MozaIQ
- Editor-In-Chief: Nemanja M. Angelovski (2022-current)
- Former editors: Maja Šahbaz (2002–2008) Igor Jeremić (2008–2014) Tadija Miletić (2014–2022)
- Publisher: Mensa International
- First issue: April 1, 1998
- Country: Serbia
- Based in: Belgrade
- Language: Serbian
- Website: mozaiq.mensa.rs
- ISSN: 1820-385X

= MozaIQ (magazine) =

MozaIQ is the official magazine of the Serbian Mensa. It has been published continuously since its first issue in 1998 up to the 2019. It primarily contains articles about geography, history, science and world culture. The magazine was published bi-monthly, and occasionally with additional appendum was also included with printed Mensa documents. It is available only in online edition.

==History and profile==
MozaIQ was established in 1998, as a bulletin for Mensa Yugoslavia organisation, covering only events and information's within Mensa.

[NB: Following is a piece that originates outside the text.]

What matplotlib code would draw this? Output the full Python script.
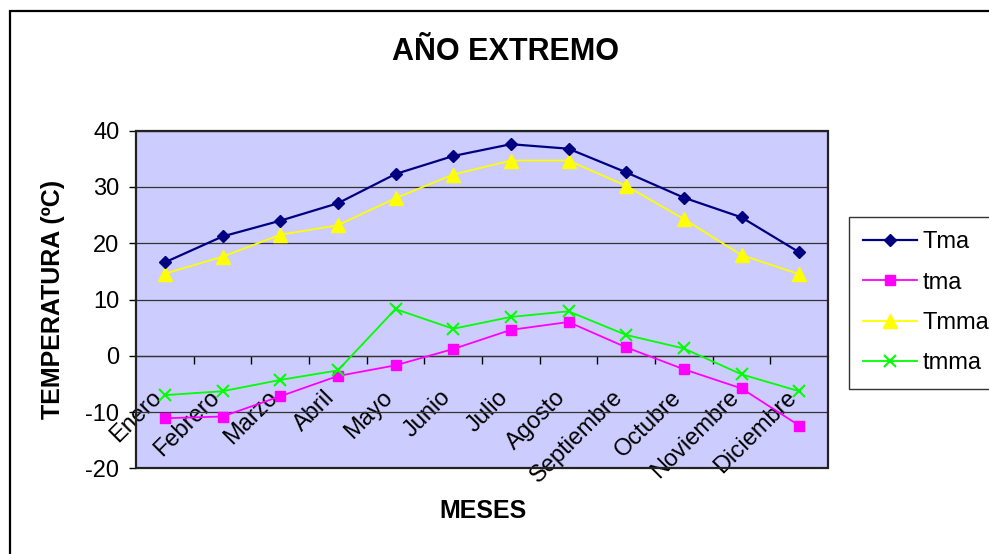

By 2004, default name "Mensa Yugoslavia bulletin" was changed into MozaIQ while Maja Šahbaz was editor in chief and during that time a number of popular scientific subject were published. In 2008, Igor Jeremić became editor in chief, who modernised the magazine, and improve it graphically. Playwright and director Tadija Miletić took the lead as editor in chief at the very end of 2014. Nemanja M. Angelovski succeeded him as new editor at the end of 2022.

== Administration ==
The current editor-in-chief of the MozaIQ Magazine is Nemanja M. Angelovski.